Women covering ground
Big pay rises and now the first-ever day-night Ashes Test played by cricketers of either gender - the women's game has certainly come a long way.
The strides made are articulated as well as anyone by former Australian captain Belinda Clark, who was at North Sydney Oval for the first day of the Test on Thursday and the night before became the first woman to be inducted as an honoree of the Bradman Foundation.
She told attendees of the gala dinner at the SCG of a weather-affected one-day international between Australia and England at Lord's in 1998. "When it began to rain the covers came on and they went on the wicket two over from us. It was the [Middlesex men's] county wicket and there was a game on the next day or the day after," Clark said.
The Marylebone Cricket Club had that year taken ownership of a newly designed hovercraft cover and it was "flown" to the county strip promptly.
"After they'd finished that they dragged a big sheet out and covered our pitch," Clark said, explaining that the women had to be content with the old-school hessian and tarp covering.
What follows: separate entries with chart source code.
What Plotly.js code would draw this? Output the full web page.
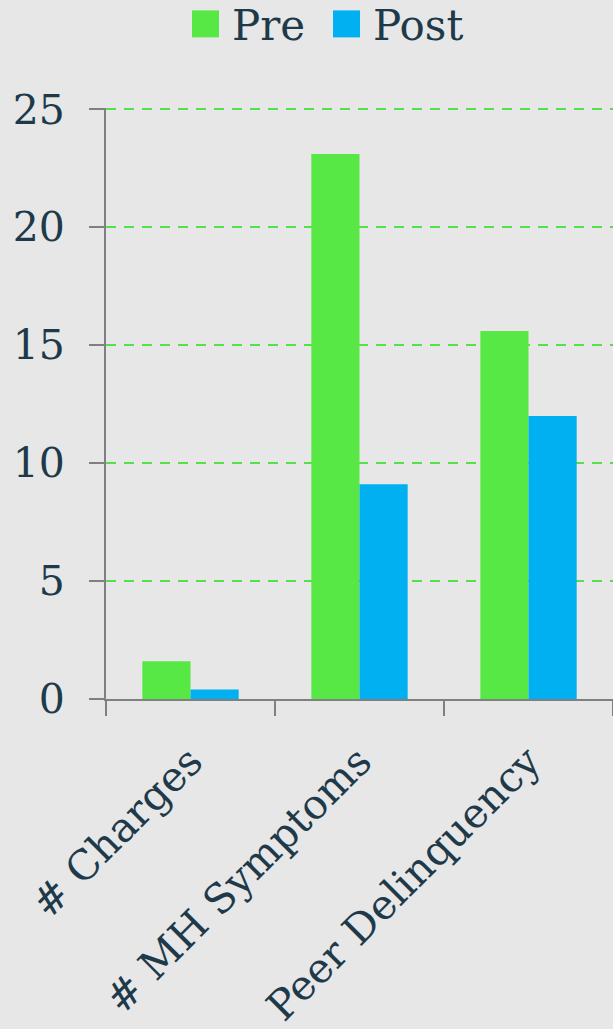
<!DOCTYPE html>
<html>
<head>
<meta charset="utf-8">
<script src="https://cdn.plot.ly/plotly-3.0.1.min.js"></script>
<style>
  html, body { margin: 0; padding: 0; background: #e7e7e7; }
  #chart { width: 613px; height: 1029px; }
</style>
</head>
<body>
<div id="chart"></div>
<script>
// Outcome measures, before and after
const categories = ['# Charges', '# MH Symptoms', 'Peer Delinquency'];
const preValues = [1.6, 23.1, 15.6];
const postValues = [0.4, 9.1, 12.0];
const yTicks = [0, 5, 10, 15, 20, 25];

const textColor = '#1e3a4a';
const fontFamily = '"DejaVu Serif", "Liberation Serif", serif';

const traces = [
  {
    type: 'bar', name: 'Pre', x: categories, y: preValues,
    marker: { color: '#57e845', line: { width: 0 } }
  },
  {
    type: 'bar', name: 'Post', x: categories, y: postValues,
    marker: { color: '#00b0f0', line: { width: 0 } }
  }
];

const layout = {
  width: 613, height: 1029,
  margin: { l: 106, r: 0, t: 108, b: 330, autoexpand: false },
  paper_bgcolor: '#e7e7e7',
  plot_bgcolor: 'rgba(0,0,0,0)',
  font: { family: fontFamily, color: textColor },
  barmode: 'group',
  bargap: 0.43,
  bargroupgap: 0,
  showlegend: true,
  legend: {
    orientation: 'h', x: 0.1696, xanchor: 'left', y: 1.142, yanchor: 'middle',
    entrywidth: 96, entrywidthmode: 'pixels',
    font: { size: 42, color: textColor, family: fontFamily },
    bgcolor: 'rgba(0,0,0,0)', traceorder: 'normal'
  },
  xaxis: {
    type: 'category',
    range: [-0.5, 2.5],
    showline: true, linecolor: '#808080', linewidth: 2,
    ticks: 'outside', tickson: 'boundaries', ticklen: 15, tickwidth: 2, tickcolor: '#808080',
    tickangle: -45,
    tickfont: { size: 41, color: textColor, family: fontFamily },
    ticklabelstandoff: 20,
    showgrid: false, zeroline: false
  },
  yaxis: {
    range: [0, 25.05],
    tickmode: 'array', tickvals: yTicks, ticktext: yTicks.map(String),
    showline: true, linecolor: '#808080', linewidth: 2,
    ticks: 'outside', ticklen: 15, tickwidth: 2, tickcolor: '#808080',
    tickfont: { size: 41, color: textColor, family: fontFamily },
    ticklabelstandoff: 16,
    showgrid: true, gridcolor: '#55e04a', gridwidth: 2, griddash: '10px,8px',
    zeroline: false
  }
};

// Larger square legend swatches, sitting a little left of the label
function enlargeSwatches() {
  document.querySelectorAll('#chart .legendpoints path').forEach(p => {
    p.setAttribute('d', 'M7,13.5H-20V-13.5H7Z');
  });
}

Plotly.newPlot('chart', traces, layout, { displayModeBar: false, staticPlot: true })
  .then(enlargeSwatches);
</script>
</body>
</html>
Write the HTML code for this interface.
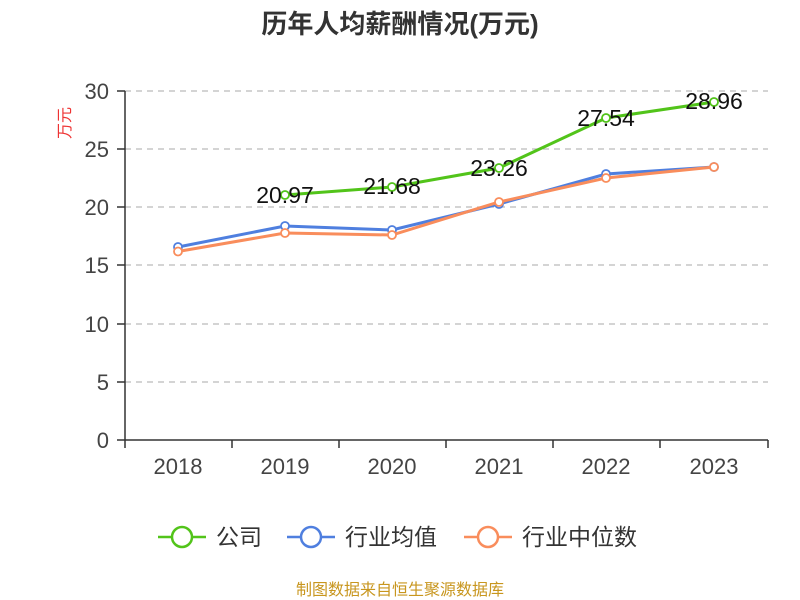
<!DOCTYPE html>
<html><head><meta charset="utf-8"><style>
html,body{margin:0;padding:0;background:#fff;width:800px;height:600px;overflow:hidden}
text{font-family:"Liberation Sans","Noto Sans CJK SC",sans-serif}
</style></head><body>
<svg width="800" height="600" viewBox="0 0 800 600" xmlns="http://www.w3.org/2000/svg">
<text x="400" y="33" text-anchor="middle" font-size="26" font-weight="bold" fill="#333">历年人均薪酬情况(万元)</text>
<text transform="translate(70,123) rotate(-90)" text-anchor="middle" font-size="16" fill="#e33">万元</text>
<g stroke="#bbb" stroke-dasharray="6,5" stroke-width="1.3">
<line x1="125" x2="768" y1="91" y2="91"/><line x1="125" x2="768" y1="149" y2="149"/>
<line x1="125" x2="768" y1="207" y2="207"/><line x1="125" x2="768" y1="265" y2="265"/>
<line x1="125" x2="768" y1="324" y2="324"/><line x1="125" x2="768" y1="382" y2="382"/>
</g>
<g stroke="#333" stroke-width="1.5">
<line x1="125" y1="91" x2="125" y2="440"/>
<line x1="117" x2="125" y1="91" y2="91"/><line x1="117" x2="125" y1="149" y2="149"/>
<line x1="117" x2="125" y1="207" y2="207"/><line x1="117" x2="125" y1="265" y2="265"/>
<line x1="117" x2="125" y1="324" y2="324"/><line x1="117" x2="125" y1="382" y2="382"/>
<line x1="117" x2="125" y1="440" y2="440"/>
<line x1="125" y1="440" x2="768" y2="440"/>
<line x1="125" x2="125" y1="440" y2="448"/><line x1="232" x2="232" y1="440" y2="448"/>
<line x1="339" x2="339" y1="440" y2="448"/><line x1="446" x2="446" y1="440" y2="448"/>
<line x1="553" x2="553" y1="440" y2="448"/><line x1="660" x2="660" y1="440" y2="448"/>
<line x1="768" x2="768" y1="440" y2="448"/>
</g>
<g font-size="22" fill="#444" text-anchor="end">
<text x="109" y="99">30</text><text x="109" y="157">25</text><text x="109" y="215">20</text>
<text x="109" y="273">15</text><text x="109" y="332">10</text><text x="109" y="390">5</text><text x="109" y="448">0</text>
</g>
<g font-size="22" fill="#444" text-anchor="middle">
<text x="178" y="474">2018</text><text x="285" y="474">2019</text><text x="392" y="474">2020</text>
<text x="499" y="474">2021</text><text x="606" y="474">2022</text><text x="714" y="474">2023</text>
</g>
<polyline fill="none" stroke="#4f7fdf" stroke-width="3" points="178,247 285,226 392,230 499,204 606,174 714,167"/>
<g fill="#fff" stroke="#4f7fdf" stroke-width="1.8">
<circle cx="178" cy="247" r="4"/><circle cx="285" cy="226" r="4"/><circle cx="392" cy="230" r="4"/>
<circle cx="499" cy="204" r="4"/><circle cx="606" cy="174" r="4"/><circle cx="714" cy="167" r="4"/></g>
<polyline fill="none" stroke="#f98d5c" stroke-width="3" points="178,251.5 285,233 392,235 499,202 606,178 714,167"/>
<g fill="#fff" stroke="#f98d5c" stroke-width="1.8">
<circle cx="178" cy="251.5" r="4"/><circle cx="285" cy="233" r="4"/><circle cx="392" cy="235" r="4"/>
<circle cx="499" cy="202" r="4"/><circle cx="606" cy="178" r="4"/><circle cx="714" cy="167" r="4"/></g>
<polyline fill="none" stroke="#52c41a" stroke-width="3" points="285,195 392,187 499,168 606,118 714,102"/>
<g fill="#fff" stroke="#52c41a" stroke-width="1.8">
<circle cx="285" cy="195" r="4"/><circle cx="392" cy="187" r="4"/><circle cx="499" cy="168" r="4"/>
<circle cx="606" cy="118" r="4"/><circle cx="714" cy="102" r="4"/></g>
<g font-size="23" fill="#111" text-anchor="middle">
<text x="285" y="203">20.97</text><text x="392" y="194">21.68</text><text x="499" y="176">23.26</text>
<text x="606" y="126">27.54</text><text x="714" y="109">28.96</text>
</g>
<g stroke-width="2.5" fill="#fff">
<line x1="158" x2="206" y1="537" y2="537" stroke="#52c41a"/><circle cx="182" cy="537" r="10" stroke="#52c41a"/>
<line x1="287" x2="335" y1="537" y2="537" stroke="#4f7fdf"/><circle cx="311" cy="537" r="10" stroke="#4f7fdf"/>
<line x1="464" x2="512" y1="537" y2="537" stroke="#f98d5c"/><circle cx="488" cy="537" r="10" stroke="#f98d5c"/>
</g>
<g font-size="23" fill="#333">
<text x="216" y="545">公司</text><text x="345" y="545">行业均值</text><text x="522" y="545">行业中位数</text>
</g>
<text x="400" y="595" text-anchor="middle" font-size="16" fill="#c8961e">制图数据来自恒生聚源数据库</text>
</svg>
</body></html>
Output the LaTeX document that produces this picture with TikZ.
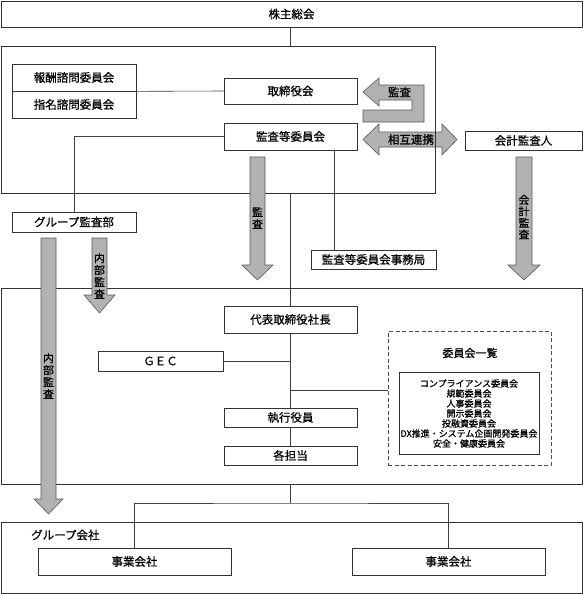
\documentclass[tikz,border=0pt]{standalone}
\usepackage{fontspec}
\setmainfont{Noto Sans CJK JP}[FakeBold=0.7]
\begin{document}
\begin{tikzpicture}[x=1pt,y=-1pt,
  box/.style={draw=black!80, line width=0.7pt, fill=white, inner sep=0pt, font=\fontsize{11.5}{13}\selectfont},
  frame/.style={draw=black!80, line width=0.7pt, inner sep=0pt},
  conn/.style={draw=black!75, line width=0.6pt},
  blk/.style={fill=black!30, draw=black!65, line width=0.6pt},
  vlab/.style={font=\fontsize{11}{12}\selectfont, align=center, inner sep=0pt},
  hlab/.style={font=\fontsize{11.5}{13}\selectfont, inner sep=0pt},
]
\useasboundingbox (0,0) rectangle (583,594);

% mutual cooperation arrow (below board frame line)
\draw[blk] (363,139.5) -- (379,124) -- (379,132) -- (442,132) -- (442,124) -- (457,139.5)
  -- (442,155) -- (442,147) -- (379,147) -- (379,155) -- cycle;
\node[hlab] (sogo) at (411,139.5) {相互連携};

% frames
\node[box, minimum width=581pt, minimum height=26pt] (kabu) at (291.5,14) {株主総会};
\node[frame, minimum width=434pt, minimum height=147pt] (board) at (218,119.5) {};
\node[frame, minimum width=581pt, minimum height=196pt] (exec) at (291.5,386) {};
\node[frame, minimum width=581pt, minimum height=71pt] (grp) at (291.5,557.5) {};

% boxes
\node[box, minimum width=124pt, minimum height=27pt] (houshu) at (74,77.5) {報酬諮問委員会};
\node[box, minimum width=124pt, minimum height=27pt] (shimei) at (74,104.5) {指名諮問委員会};
\node[box, minimum width=133pt, minimum height=26pt] (tori) at (290.5,91) {取締役会};
\node[box, minimum width=133pt, minimum height=27pt] (kansa) at (290.5,136.5) {監査等委員会};
\node[box, minimum width=117pt, minimum height=19pt] (kaikei) at (523.5,140.5) {会計監査人};
\node[box, minimum width=124pt, minimum height=20pt] (gaudit) at (74,222) {グループ監査部};
\node[box, minimum width=125pt, minimum height=19pt] (jimu) at (373.5,259.5) {監査等委員会事務局};
\node[box, minimum width=133pt, minimum height=27pt] (daihyo) at (290.5,319.5) {代表取締役社長};
\node[box, minimum width=125pt, minimum height=20pt] (gec) at (160.5,361) {ＧＥＣ};
\node[box, minimum width=133pt, minimum height=19pt] (shikkou) at (290.5,417.5) {執行役員};
\node[box, minimum width=133pt, minimum height=19pt] (kaku) at (290.5,455.5) {各担当};
\node[draw=black!70, dash pattern=on 4pt off 2.5pt, line width=0.7pt, inner sep=0pt,
  minimum width=163pt, minimum height=134pt] (iinkai) at (469.5,398) {};
\node[font=\fontsize{11}{12}\selectfont, inner sep=0pt] (ititle) at (470,353) {委員会一覧};
\node[box, minimum width=140pt, minimum height=82pt, align=center, font=\fontsize{9}{10}\selectfont]
  (ilist) at (469,413.5) {コンプライアンス委員会\\規範委員会\\人事委員会\\開示委員会\\投融資委員会\\DX推進・システム企画開発委員会\\安全・健康委員会};
\node[anchor=west, font=\fontsize{11.5}{13}\selectfont, inner sep=0pt] (glabel) at (31,535) {グループ会社};
\node[box, minimum width=193pt, minimum height=27pt] (jig1) at (134.5,561.5) {事業会社};
\node[box, minimum width=193pt, minimum height=27pt] (jig2) at (448.5,561.5) {事業会社};

% helper coordinates
\coordinate (jx) at (334,0);
\coordinate (cl) at (0,390);
\coordinate (br) at (290.5,503);

% connectors
\draw[conn] (daihyo.north |- kabu.south) -- (daihyo.north |- board.north);
\draw[conn] (houshu.south east) -- (tori.west);
\draw[conn] (kansa.west) -| (gaudit.north);
\draw[conn] (kansa.south -| jx) -- (jimu.north -| jx);
\draw[conn] (board.south -| daihyo.north) -- (daihyo.north);
\draw[conn] (daihyo.south) -- (shikkou.north);
\draw[conn] (shikkou.south) -- (kaku.north);
\draw[conn] (gec.east) -- (gec.east -| daihyo.south);
\draw[conn] (daihyo.south |- cl) -- (iinkai.west |- cl);
\draw[conn] (exec.south -| daihyo.south) -- (br);
\draw[conn] (jig1.north) |- (br) -| (jig2.north);

% U-shaped audit arrow
\draw[blk] (363,92) -- (379,78) -- (379,85) -- (424,85) -- (424,122) -- (363,122) -- (363,110)
  -- (412,110) -- (412,100) -- (379,100) -- (379,106) -- cycle;
\node[hlab] (kansa1) at (399.5,92) {監査};

% down arrows
\draw[blk] (250,157) -- (265,157) -- (265,265) -- (273,265) -- (257.5,280) -- (242,265) -- (250,265) -- cycle;
\node[vlab] (kansa2) at (257.5,218) {監\\査};

\draw[blk] (516,157) -- (532,157) -- (532,265) -- (540,265) -- (524,280) -- (508,265) -- (516,265) -- cycle;
\node[vlab, font=\fontsize{11}{11.5}\selectfont] (kansa3) at (524,217) {会\\計\\監\\査};

\draw[blk] (92,238) -- (107,238) -- (107,295) -- (115,295) -- (99.5,313) -- (84,295) -- (92,295) -- cycle;
\node[vlab] (naibu1) at (99.5,276) {内\\部\\監\\査};

\draw[blk] (41,238) -- (56,238) -- (56,499) -- (63,499) -- (48.5,514) -- (34,499) -- (41,499) -- cycle;
\node[vlab] (naibu2) at (48.5,376) {内\\部\\監\\査};
\end{tikzpicture}
\end{document}
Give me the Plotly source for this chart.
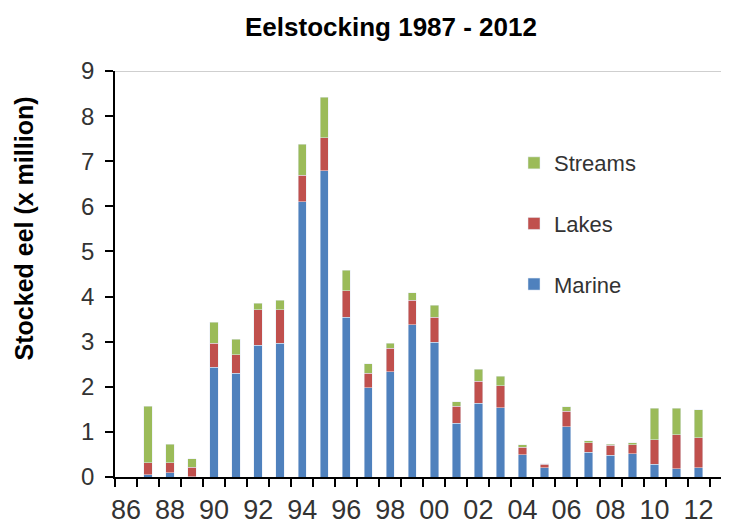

"It was a little bit frustrating, but we won so that made it better."
Train wreck revisited
Just in case they had forgotten the torture of losing 5-0 the last time they were out here for a Test series, England have been offered a revealing retrospective of that horror tour from the voices of those that endured it. The recounting of a fiery team meeting in Brisbane by Graeme Swann, Monty Panesar and Boyd Rankin rams home just how successful Mitchell Johnson had been in eroding the confidence of Alastair Cook's tourists.
Panesar, speaking to the BBC, said "verbals were exchanged" and coach Andy Flower and batting coach Graham Gooch were involved in the heated discussions.
"In the team meeting I said, 'if we don't admit this bloke has got the wool over our eyes, a quick left-arm and we don't know how to play it, we'll lose 5-0'," Swann said.
"It was almost like a finger-pointing session. Gooch had a go at me and Broady for not scoring many runs. And as Stuart pointed out very succinctly, we go in at eight and nine for a reason. If we go in at 300-6, we'll get you another 100 runs. If we go in at 80-6 and Johnson's only bowled three overs, we're not, mate.
"And that wasn't taken well. 'Don't blame our batsmen, it's your fault, you've got to chip in down the order'. The wheels had fallen off: who can we blame?"
England's capitulation was perhaps best summed up by Rankin, who watched the carnage from beyond the boundary until getting a start in Sydney for what remains his only Test.
"It felt like they didn't know what to do about Johnson," Rankin said. "I remember somebody said, 'I'm not sure I'm at the races, I might be better packing it in'."
Poms spun out
Daniel Fallins, the young leg-spinner who wreaked havoc against England on the first day of their tour match in Adelaide and ended up with a five-fer to remember, was almost overshadowed by his father when he made his List A debut at Hurstville Oval three weeks ago.
The 21-year-old's old man, Peter, won rave reviews for sticking out his left mitt to take a one-handed grab in the crowd off the third of three straight Matthew Wade sixes for Tasmania against the Cricket Australia XI in the JLT Cup.
The limelight is certainly back on Daniel after the impact he has made against Joe Root's men in his first-class debut.
Cricket in the blood
Speaking of family connections, the new SCG grounds manager Justin Groves, who started on Monday, has a decent one. He is the grandson of the late Phil Ridings, the Australian Cricket Board chairman of the early 1980s, who as a batsman and captain of South Australia many years earlier was held in such high regard that he had the south gates of Adelaide Oval named after him.